Molecular dynamics simulation of nano-polishing of single crystal silicon on non-continuous surface

Abstract A molecular dynamic model of diamond abrasive polishing single crystal silicon is established. The effects of pores on the material removal process and the mechanism of pore wall material removal are studied from the aspects of displacement, polishing force, and phase transformation. The simulation results show that the removal method of material at pore walls is mainly shear and extrusion. The deformation of the pore walls in the entry areas of pores is an elastoplastic mixed deformation, and the deformation of the pore walls in the exit areas of pores is plastic deformation. Increasing the polishing depth increases plastic removal of material at pores. The existence of pores makes the tangential and normal forces decrease to a certain extent during the entire polishing process. The fluctuation of the normal polishing force is greater than that of the tangential polishing force. The lack of material at the pores is the main reason for the decrease of the normal polishing force. As the polishing depth increases, the tangential force increases significantly, and the normal force increases less.
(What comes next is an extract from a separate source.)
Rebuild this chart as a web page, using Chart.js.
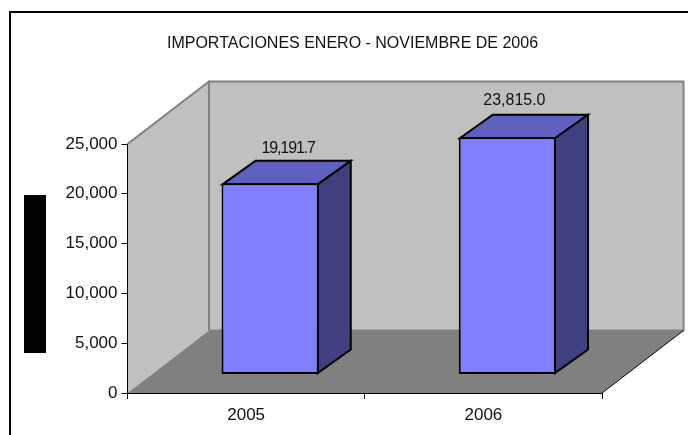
<!DOCTYPE html>
<html>
<head>
<meta charset="utf-8">
<script src="https://cdn.jsdelivr.net/npm/chart.js@4/dist/chart.umd.min.js"></script>
<style>
  html, body { margin: 0; padding: 0; background: #fff; overflow: hidden; }
  canvas { display: block; }
</style>
</head>
<body>
<canvas id="myChart" width="688" height="435"></canvas>
<script>
const categories = ['2005', '2006'];
const importaciones = [19191.7, 23815.0];
const titleText = 'IMPORTACIONES ENERO - NOVIEMBRE DE 2006';

// fake 3D look, in pixels
const wallDx = 81.5, wallDy = 62.5;
const barShiftX = 24, barShiftY = -18.5;
const barDx = 33, barDy = 23.5;
const labelShift = [[18, -35], [7, -37]];
const labelSpacing = ['-1.1px', '0px'];

function poly(ctx, pts, fill) {
  ctx.beginPath();
  pts.forEach((p, i) => i ? ctx.lineTo(p[0], p[1]) : ctx.moveTo(p[0], p[1]));
  ctx.closePath();
  if (fill) { ctx.fillStyle = fill; ctx.fill(); }
}

function line(ctx, pts, color, width) {
  ctx.beginPath();
  pts.forEach((p, i) => i ? ctx.lineTo(p[0], p[1]) : ctx.moveTo(p[0], p[1]));
  ctx.strokeStyle = color;
  ctx.lineWidth = width;
  ctx.stroke();
}

const walls = {
  id: 'walls',
  afterLayout(chart) {
    // the title is not centred on the plot in the original
    chart.titleBlock.left = 17;
    chart.titleBlock.right = 688;
  },
  beforeDraw(chart) {
    const ctx = chart.ctx;
    const { left, right, top, bottom } = chart.chartArea;
    ctx.save();
    ctx.fillStyle = '#fff';
    ctx.fillRect(0, 0, chart.width, chart.height);

    line(ctx, [[10, chart.height], [10, 12], [chart.width, 12]], '#000', 2);
    ctx.fillStyle = '#000';
    ctx.fillRect(24, 195, 22, 158);

    const bl = left + wallDx, br = right + wallDx, bt = top - wallDy, bb = bottom - wallDy;
    poly(ctx, [[bl, bt], [br, bt], [br, bb], [bl, bb]], '#c0c0c0');
    poly(ctx, [[left, top], [bl, bt], [bl, bb], [left, bottom]], '#c0c0c0');
    poly(ctx, [[left, bottom], [bl, bb], [br, bb], [right, bottom]], '#808080');
    line(ctx, [[left, top], [bl, bt], [bl, bb]], '#808080', 2);
    line(ctx, [[bl, bt], [br, bt], [br, bb], [bl, bb]], '#808080', 2);
    line(ctx, [[br, bb], [right, bottom]], '#000', 1);
    ctx.restore();
  },
  beforeDatasetDraw(chart, args) {
    const ctx = chart.ctx;
    ctx.save();
    ctx.translate(barShiftX, barShiftY);
    args.meta.data.forEach(bar => {
      const l = bar.x - bar.width / 2 + 1, r = bar.x + bar.width / 2 - 1;
      const t = bar.y + 1, b = bar.base - 1;
      ctx.lineJoin = 'miter';
      poly(ctx, [[l, t], [l + barDx, t - barDy], [r + barDx, t - barDy], [r, t]], '#6060c0');
      ctx.strokeStyle = '#000'; ctx.lineWidth = 2; ctx.stroke();
      poly(ctx, [[r, t], [r + barDx, t - barDy], [r + barDx, b - barDy], [r, b]], '#404080');
      ctx.stroke();
    });
  },
  afterDatasetDraw(chart) {
    chart.ctx.restore();
  },
  afterDatasetsDraw(chart) {
    const ctx = chart.ctx;
    ctx.save();
    ctx.font = '16px "Liberation Sans"';
    ctx.fillStyle = '#111';
    ctx.textAlign = 'center';
    ctx.textBaseline = 'middle';
    chart.getDatasetMeta(0).data.forEach((bar, i) => {
      const txt = importaciones[i].toLocaleString('en-US', { minimumFractionDigits: 1 });
      ctx.letterSpacing = labelSpacing[i];
      ctx.fillText(txt, bar.x + barShiftX + labelShift[i][0], bar.y + barShiftY + labelShift[i][1]);
    });
    ctx.restore();
  }
};

const ctx = document.getElementById('myChart').getContext('2d');
const chart = new Chart(ctx, {
  type: 'bar',
  data: {
    labels: categories,
    datasets: [
      {
        label: 'Importaciones',
        data: importaciones,
        backgroundColor: '#8080ff',
        borderColor: '#000',
        borderWidth: 2,
        borderSkipped: false,
        barPercentage: 0.41,
        categoryPercentage: 1,
        clip: false
      }
    ]
  },
  options: {
    responsive: false,
    animation: false,
    layout: { padding: { left: 0, right: 86, top: 0, bottom: 0 } },
    plugins: {
      legend: { display: false },
      tooltip: { enabled: false },
      title: {
        display: true,
        text: titleText,
        color: '#111',
        font: { family: '"Liberation Sans"', size: 16, weight: 'normal', lineHeight: 1.2 },
        padding: { top: 34.4, bottom: 90.4 }
      }
    },
    scales: {
      x: {
        grid: {
          drawOnChartArea: false,
          drawTicks: true,
          tickLength: 6,
          color: c => c.index === categories.length ? '#808080' : '#000'
        },
        border: { color: '#000', width: 1 },
        ticks: { color: '#111', padding: 6, font: { family: '"Liberation Sans"', size: 17 } },
        afterFit(scale) { scale.height = 42; }
      },
      y: {
        min: 0,
        max: 25000,
        grid: { drawOnChartArea: false, drawTicks: true, tickLength: 6, color: '#000' },
        border: { color: '#000', width: 1 },
        ticks: {
          color: '#111',
          stepSize: 5000,
          padding: 4,
          font: { family: '"Liberation Sans"', size: 17 },
          callback: v => v.toLocaleString('en-US')
        },
        afterFit(scale) { scale.width = 127.5; }
      }
    }
  },
  plugins: [walls]
});
</script>
</body>
</html>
During the polishing process, phase transformation atoms with coordination number of 5 and phase transformation atoms with coordination number of 6 are main types of phase transformation atoms. High-pressure phase transformation is the main form of phase transformation. Due to the lack of atoms at the pores, the phase transformation of the pore walls in the entry areas of pores will be extended longitudinally. In the process of increasing the polishing depth, the number of main phase transformation atoms increased, and the degree of phase transformation in the pore area deepened.